Work instructions: Return all the data below as it stands, minus the pictures.

Data provided:
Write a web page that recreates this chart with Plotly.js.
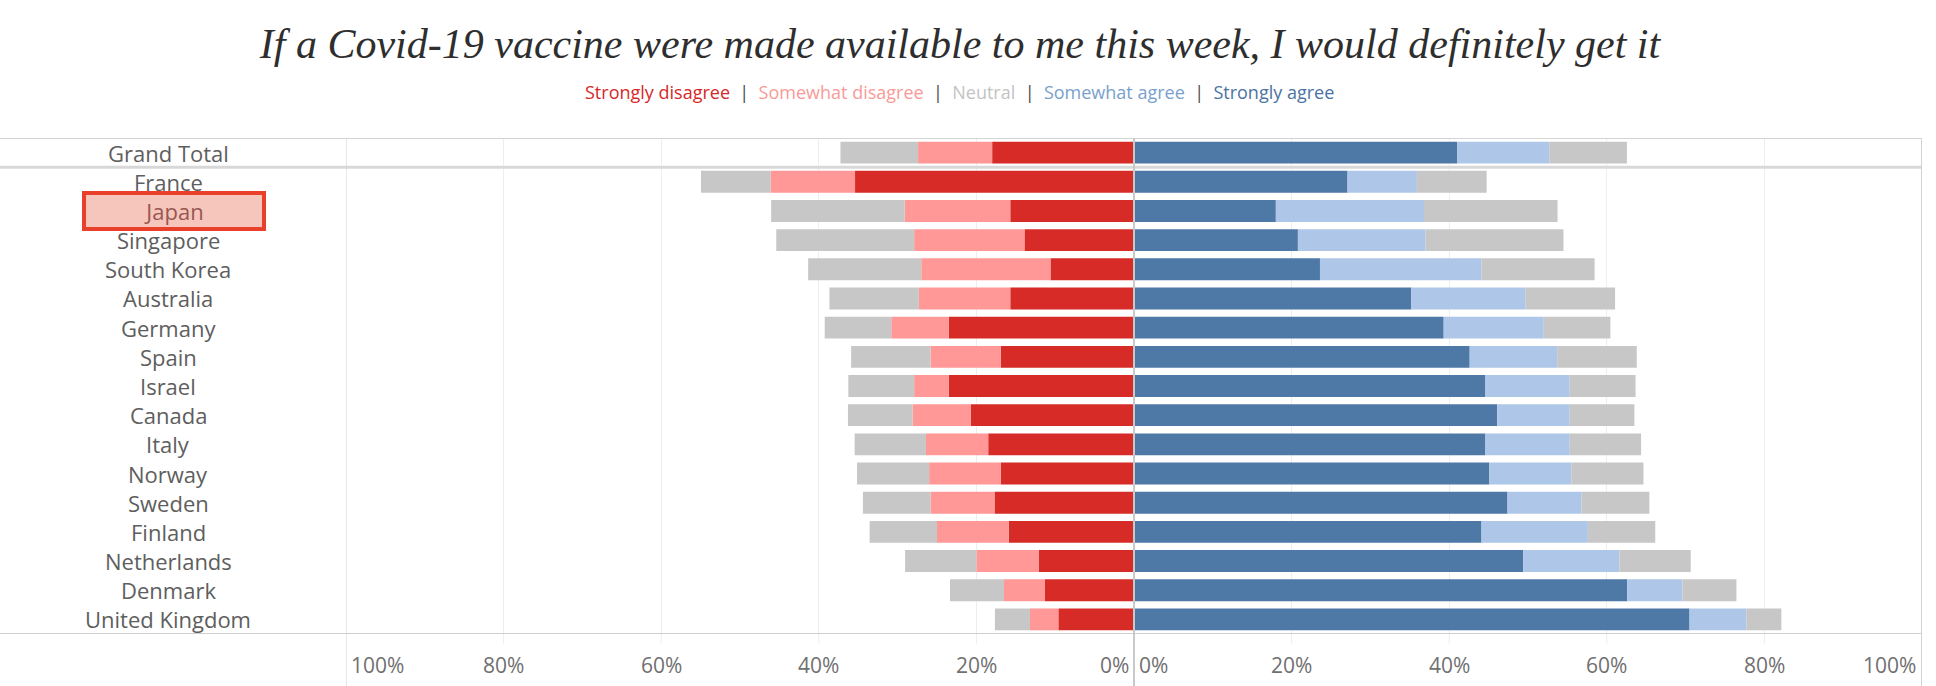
<!DOCTYPE html>
<html>
<head>
<meta charset="utf-8">
<script src="https://cdn.plot.ly/plotly-3.0.1.min.js"></script>
<style>
  html, body { margin: 0; padding: 0; background: #ffffff; }
  #chart { width: 1936px; height: 686px; }
</style>
</head>
<body>
<div id="chart"></div>
<script>
// ---- Data (percent of respondents) ----
const countries = ['Grand Total','France','Japan','Singapore','South Korea','Australia','Germany','Spain','Israel','Canada','Italy','Norway','Sweden','Finland','Netherlands','Denmark','United Kingdom'];
const stronglyDisagree = [18.0, 35.4, 15.7, 13.9, 10.6, 15.7, 23.5, 16.9, 23.5, 20.7, 18.5, 16.9, 17.7, 15.9, 12.1, 11.3, 9.6];
const somewhatDisagree = [9.4, 10.7, 13.4, 14.0, 16.4, 11.6, 7.3, 8.9, 4.4, 7.4, 7.9, 9.1, 8.1, 9.1, 7.9, 5.2, 3.6];
const neutral          = [19.7, 17.7, 33.9, 35.0, 28.7, 22.7, 16.9, 20.2, 16.7, 16.4, 18.1, 18.3, 17.2, 17.1, 18.1, 13.7, 8.9];
const somewhatAgree    = [11.7, 8.8, 18.8, 16.2, 20.5, 14.5, 12.7, 11.1, 10.7, 9.2, 10.7, 10.4, 9.4, 13.5, 12.2, 7.0, 7.2];
const stronglyAgree    = [41.0, 27.1, 18.0, 20.8, 23.6, 35.2, 39.3, 42.6, 44.6, 46.1, 44.6, 45.1, 47.4, 44.1, 49.4, 62.6, 70.5];

const seriesNames = ['Strongly disagree','Somewhat disagree','Neutral','Somewhat agree','Strongly agree'];
const tickPercents = [0, 20, 40, 60, 80, 100];
const highlighted = 'Japan';

// ---- Styling ----
const barColors  = {sd: '#d62b27', swd: '#ff9896', neu: '#c7c7c7', swa: '#aec7e8', sa: '#4e79a7'};
const textColors = ['#d62728', '#f99a98', '#c3c3c3', '#79a1cc', '#4a73a2'];
const sans = '"Open Sans", "Noto Sans", sans-serif';

function bar(name, x, color) {
  return {
    type: 'bar', orientation: 'h', name: name, y: countries, x: x,
    marker: {color: color, line: {width: 0}}, hoverinfo: 'skip', showlegend: false
  };
}

const traces = [
  bar('Strongly disagree', stronglyDisagree.map(v => -v), barColors.sd),
  bar('Somewhat disagree', somewhatDisagree.map(v => -v), barColors.swd),
  bar('Neutral (left half)', neutral.map(v => -v / 2), barColors.neu),
  bar('Strongly agree', stronglyAgree, barColors.sa),
  bar('Somewhat agree', somewhatAgree, barColors.swa),
  bar('Neutral (right half)', neutral.map(v => v / 2), barColors.neu)
];

const W = 1936, H = 686;
const M = {l: 0, r: 14, t: 138, b: 52};
const plotW = W - M.l - M.r;   // 1922
const plotH = H - M.t - M.b;   // 496
const labelColX = 168 / plotW;
const paperBottom = -M.b / plotH;

const shapes = [];
// horizontal frame lines
[[-0.5, 2, '#d4d4d4'], [0.5, 3, '#d8d8d8'], [countries.length - 0.5, 2, '#cfcfcf']].forEach(([yv, w, c]) => {
  shapes.push({type: 'line', xref: 'paper', yref: 'y', x0: 0, x1: 1, y0: yv, y1: yv, line: {color: c, width: w}});
});
// vertical lines: left edge, centre, right edge
[[-100, 1, '#d0d0d0'], [0, 2, '#c9c9c9'], [100, 2, '#d2d2d2']].forEach(([xv, w, c]) => {
  shapes.push({type: 'line', xref: 'x', yref: 'paper', x0: xv, x1: xv, y0: paperBottom, y1: 1, line: {color: c, width: w}});
});
// short gridline stubs below the frame
tickPercents.filter(p => p > 0 && p < 100).forEach(p => {
  [-p, p].forEach(xv => shapes.push({type: 'line', xref: 'x', yref: 'paper', x0: xv, x1: xv, y0: -0.02, y1: 0, line: {color: '#eeeeee', width: 1}}));
});

const annotations = [];
// row labels
countries.forEach(c => {
  const isHi = c === highlighted;
  const a = {
    xref: 'paper', yref: 'y', x: labelColX, y: c, text: c, showarrow: false,
    xanchor: 'center', yanchor: 'middle',
    font: {family: sans, size: 22, color: isHi ? '#985750' : '#5e5e5e'}
  };
  if (isHi) {
    a.bgcolor = '#f6c6bd'; a.bordercolor = '#e8402a'; a.borderwidth = 4; a.borderpad = 0;
    a.width = 176; a.height = 32; a.xshift = 6;
  }
  annotations.push(a);
});
// axis tick labels (left panel reversed, right panel normal)
const tickY = -31 / plotH;
tickPercents.forEach(p => {
  const txt = p + '%';
  annotations.push({
    xref: 'x', yref: 'paper', x: -p, y: tickY, text: txt, showarrow: false, yanchor: 'middle',
    xanchor: p === 100 ? 'left' : (p === 0 ? 'right' : 'center'), xshift: p === 100 ? 3 : (p === 0 ? -3 : 0),
    font: {family: sans, size: 21, color: '#707070'}
  });
  annotations.push({
    xref: 'x', yref: 'paper', x: p, y: tickY, text: txt, showarrow: false, yanchor: 'middle',
    xanchor: p === 0 ? 'left' : (p === 100 ? 'right' : 'center'), xshift: p === 0 ? 3 : (p === 100 ? -4 : 0),
    font: {family: sans, size: 21, color: '#707070'}
  });
});
// colour-coded text legend
const sep = '<span style="color:#4a4a4a">&nbsp;&nbsp;|&nbsp;&nbsp;</span>';
const legendText = seriesNames.map((n, i) => '<span style="color:' + textColors[i] + '">' + n + '</span>').join(sep);
annotations.push({
  xref: 'paper', yref: 'paper', x: 959 / plotW, y: 1 + (M.t - 91.5) / plotH,
  text: legendText, showarrow: false, xanchor: 'center', yanchor: 'middle',
  font: {family: sans, size: 18, color: '#4a4a4a'}
});

const layout = {
  width: W, height: H,
  margin: {l: M.l, r: M.r, t: M.t, b: M.b, pad: 0},
  paper_bgcolor: '#ffffff', plot_bgcolor: '#ffffff',
  barmode: 'relative', bargap: 0.25,
  title: {
    text: 'If a Covid-19 vaccine were made available to me this week, I would definitely get it',
    font: {family: '"Liberation Serif", "DejaVu Serif", serif', size: 42, color: '#2e2e2e', style: 'italic'},
    x: 960 / W, xanchor: 'center', xref: 'container',
    y: 1 - 43 / H, yanchor: 'middle', yref: 'container'
  },
  xaxis: {
    domain: [346 / plotW, 1], range: [-100, 100], fixedrange: true,
    tickmode: 'array', tickvals: [-80, -60, -40, -20, 20, 40, 60, 80],
    showticklabels: false, ticks: '', showgrid: true, gridcolor: '#eeeeee', gridwidth: 1,
    zeroline: false, showline: false
  },
  yaxis: {
    type: 'category', categoryorder: 'array', categoryarray: countries,
    range: [countries.length - 0.5, -0.5], autorange: false, fixedrange: true,
    showticklabels: false, ticks: '', showgrid: false, zeroline: false, showline: false
  },
  shapes: shapes,
  annotations: annotations,
  showlegend: false
};

Plotly.newPlot('chart', traces, layout, {displayModeBar: false, staticPlot: true});
</script>
</body>
</html>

Task response:
Write a web page that recreates this chart with Plotly.js.
<!DOCTYPE html>
<html>
<head>
<meta charset="utf-8">
<script src="https://cdn.plot.ly/plotly-3.0.1.min.js"></script>
<style>
  html, body { margin: 0; padding: 0; background: #ffffff; }
  #chart { width: 1936px; height: 686px; }
</style>
</head>
<body>
<div id="chart"></div>
<script>
// ---- Data (percent of respondents) ----
const countries = ['Grand Total','France','Japan','Singapore','South Korea','Australia','Germany','Spain','Israel','Canada','Italy','Norway','Sweden','Finland','Netherlands','Denmark','United Kingdom'];
const stronglyDisagree = [18.0, 35.4, 15.7, 13.9, 10.6, 15.7, 23.5, 16.9, 23.5, 20.7, 18.5, 16.9, 17.7, 15.9, 12.1, 11.3, 9.6];
const somewhatDisagree = [9.4, 10.7, 13.4, 14.0, 16.4, 11.6, 7.3, 8.9, 4.4, 7.4, 7.9, 9.1, 8.1, 9.1, 7.9, 5.2, 3.6];
const neutral          = [19.7, 17.7, 33.9, 35.0, 28.7, 22.7, 16.9, 20.2, 16.7, 16.4, 18.1, 18.3, 17.2, 17.1, 18.1, 13.7, 8.9];
const somewhatAgree    = [11.7, 8.8, 18.8, 16.2, 20.5, 14.5, 12.7, 11.1, 10.7, 9.2, 10.7, 10.4, 9.4, 13.5, 12.2, 7.0, 7.2];
const stronglyAgree    = [41.0, 27.1, 18.0, 20.8, 23.6, 35.2, 39.3, 42.6, 44.6, 46.1, 44.6, 45.1, 47.4, 44.1, 49.4, 62.6, 70.5];

const seriesNames = ['Strongly disagree','Somewhat disagree','Neutral','Somewhat agree','Strongly agree'];
const tickPercents = [0, 20, 40, 60, 80, 100];
const highlighted = 'Japan';

// ---- Styling ----
const barColors  = {sd: '#d62b27', swd: '#ff9896', neu: '#c7c7c7', swa: '#aec7e8', sa: '#4e79a7'};
const textColors = ['#d62728', '#f99a98', '#c3c3c3', '#79a1cc', '#4a73a2'];
const sans = '"Open Sans", "Noto Sans", sans-serif';

function bar(name, x, color) {
  return {
    type: 'bar', orientation: 'h', name: name, y: countries, x: x,
    marker: {color: color, line: {width: 0}}, hoverinfo: 'skip', showlegend: false
  };
}

const traces = [
  bar('Strongly disagree', stronglyDisagree.map(v => -v), barColors.sd),
  bar('Somewhat disagree', somewhatDisagree.map(v => -v), barColors.swd),
  bar('Neutral (left half)', neutral.map(v => -v / 2), barColors.neu),
  bar('Strongly agree', stronglyAgree, barColors.sa),
  bar('Somewhat agree', somewhatAgree, barColors.swa),
  bar('Neutral (right half)', neutral.map(v => v / 2), barColors.neu)
];

const W = 1936, H = 686;
const M = {l: 0, r: 14, t: 138, b: 52};
const plotW = W - M.l - M.r;   // 1922
const plotH = H - M.t - M.b;   // 496
const labelColX = 168 / plotW;
const paperBottom = -M.b / plotH;

const shapes = [];
// horizontal frame lines
[[-0.5, 2, '#d4d4d4'], [0.5, 3, '#d8d8d8'], [countries.length - 0.5, 2, '#cfcfcf']].forEach(([yv, w, c]) => {
  shapes.push({type: 'line', xref: 'paper', yref: 'y', x0: 0, x1: 1, y0: yv, y1: yv, line: {color: c, width: w}});
});
// vertical lines: left edge, centre, right edge
[[-100, 1, '#d0d0d0'], [0, 2, '#c9c9c9'], [100, 2, '#d2d2d2']].forEach(([xv, w, c]) => {
  shapes.push({type: 'line', xref: 'x', yref: 'paper', x0: xv, x1: xv, y0: paperBottom, y1: 1, line: {color: c, width: w}});
});
// short gridline stubs below the frame
tickPercents.filter(p => p > 0 && p < 100).forEach(p => {
  [-p, p].forEach(xv => shapes.push({type: 'line', xref: 'x', yref: 'paper', x0: xv, x1: xv, y0: -0.02, y1: 0, line: {color: '#eeeeee', width: 1}}));
});

const annotations = [];
// row labels
countries.forEach(c => {
  const isHi = c === highlighted;
  const a = {
    xref: 'paper', yref: 'y', x: labelColX, y: c, text: c, showarrow: false,
    xanchor: 'center', yanchor: 'middle',
    font: {family: sans, size: 22, color: isHi ? '#985750' : '#5e5e5e'}
  };
  if (isHi) {
    a.bgcolor = '#f6c6bd'; a.bordercolor = '#e8402a'; a.borderwidth = 4; a.borderpad = 0;
    a.width = 176; a.height = 32; a.xshift = 6;
  }
  annotations.push(a);
});
// axis tick labels (left panel reversed, right panel normal)
const tickY = -31 / plotH;
tickPercents.forEach(p => {
  const txt = p + '%';
  annotations.push({
    xref: 'x', yref: 'paper', x: -p, y: tickY, text: txt, showarrow: false, yanchor: 'middle',
    xanchor: p === 100 ? 'left' : (p === 0 ? 'right' : 'center'), xshift: p === 100 ? 3 : (p === 0 ? -3 : 0),
    font: {family: sans, size: 21, color: '#707070'}
  });
  annotations.push({
    xref: 'x', yref: 'paper', x: p, y: tickY, text: txt, showarrow: false, yanchor: 'middle',
    xanchor: p === 0 ? 'left' : (p === 100 ? 'right' : 'center'), xshift: p === 0 ? 3 : (p === 100 ? -4 : 0),
    font: {family: sans, size: 21, color: '#707070'}
  });
});
// colour-coded text legend
const sep = '<span style="color:#4a4a4a">&nbsp;&nbsp;|&nbsp;&nbsp;</span>';
const legendText = seriesNames.map((n, i) => '<span style="color:' + textColors[i] + '">' + n + '</span>').join(sep);
annotations.push({
  xref: 'paper', yref: 'paper', x: 959 / plotW, y: 1 + (M.t - 91.5) / plotH,
  text: legendText, showarrow: false, xanchor: 'center', yanchor: 'middle',
  font: {family: sans, size: 18, color: '#4a4a4a'}
});

const layout = {
  width: W, height: H,
  margin: {l: M.l, r: M.r, t: M.t, b: M.b, pad: 0},
  paper_bgcolor: '#ffffff', plot_bgcolor: '#ffffff',
  barmode: 'relative', bargap: 0.25,
  title: {
    text: 'If a Covid-19 vaccine were made available to me this week, I would definitely get it',
    font: {family: '"Liberation Serif", "DejaVu Serif", serif', size: 42, color: '#2e2e2e', style: 'italic'},
    x: 960 / W, xanchor: 'center', xref: 'container',
    y: 1 - 43 / H, yanchor: 'middle', yref: 'container'
  },
  xaxis: {
    domain: [346 / plotW, 1], range: [-100, 100], fixedrange: true,
    tickmode: 'array', tickvals: [-80, -60, -40, -20, 20, 40, 60, 80],
    showticklabels: false, ticks: '', showgrid: true, gridcolor: '#eeeeee', gridwidth: 1,
    zeroline: false, showline: false
  },
  yaxis: {
    type: 'category', categoryorder: 'array', categoryarray: countries,
    range: [countries.length - 0.5, -0.5], autorange: false, fixedrange: true,
    showticklabels: false, ticks: '', showgrid: false, zeroline: false, showline: false
  },
  shapes: shapes,
  annotations: annotations,
  showlegend: false
};

Plotly.newPlot('chart', traces, layout, {displayModeBar: false, staticPlot: true});
</script>
</body>
</html>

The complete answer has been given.